Murakhovsky similarly expects the Russian defense industry to remain very much competitive against China’s.

“When they say [about China], here is a giant country, with an enormous population, a mighty economy, with an increasingly powerful military—that’s all correct,” he said. “But to feel that we are so small and miserable standing next to it, begging them to sell us some military technology—it is not like that.”

Murakhovsky added: “China will not surpass Russia in the development of key military systems. We have a formidable military-technical capability, it is continually updated and we look to the future with confidence.”
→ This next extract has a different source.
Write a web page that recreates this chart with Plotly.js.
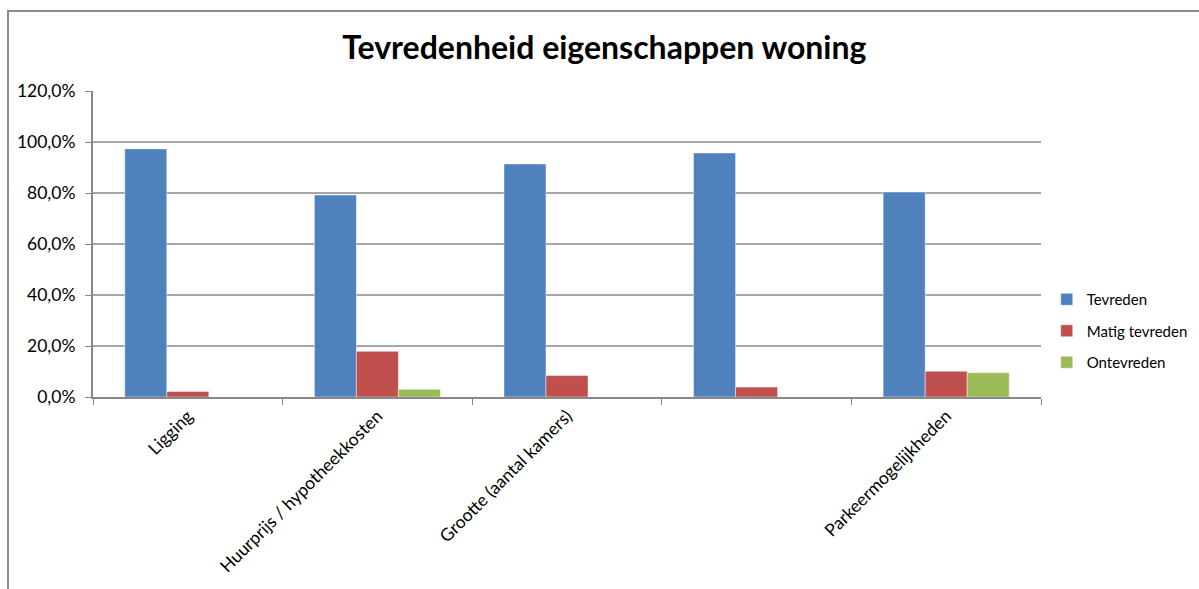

At the same time, all the Russian experts interviewed also acknowledged that Beijing has already outpaced Moscow in certain areas. Some of the examples they cited included developing a military application for artificial intelligence, shipbuilding, drone-making, and introducing anti-carrier ballistic missiles.

In the not so distant future, China could be the one selling arms to Russia. Murakhovsky told me that he thinks “purchasing certain types of weaponry from China, would be very beneficial for both countries.” In particular, he welcomes the prospect of Russia buying Chinese drones or ships. 

“China has a potent shipbuilding industry. They make their frigates and destroyers like hot buns on a stove—produce several things a year and put them out to sea,” Murakhovsky said. “It is totally possible to order hulls for our prospective ships from China because the experience of our shipbuilding shows that we build very slowly.”

Thus, China’s northern neighbor is trying to make the best out of Beijing’s rise. While Russia has its reservations about the implications of China’s new military strength and its track-record of reverse engineering foreign technologies, its interest in forming a united front with Beijing to counterbalance the West is even greater. Only one question remains: will it be this way for long?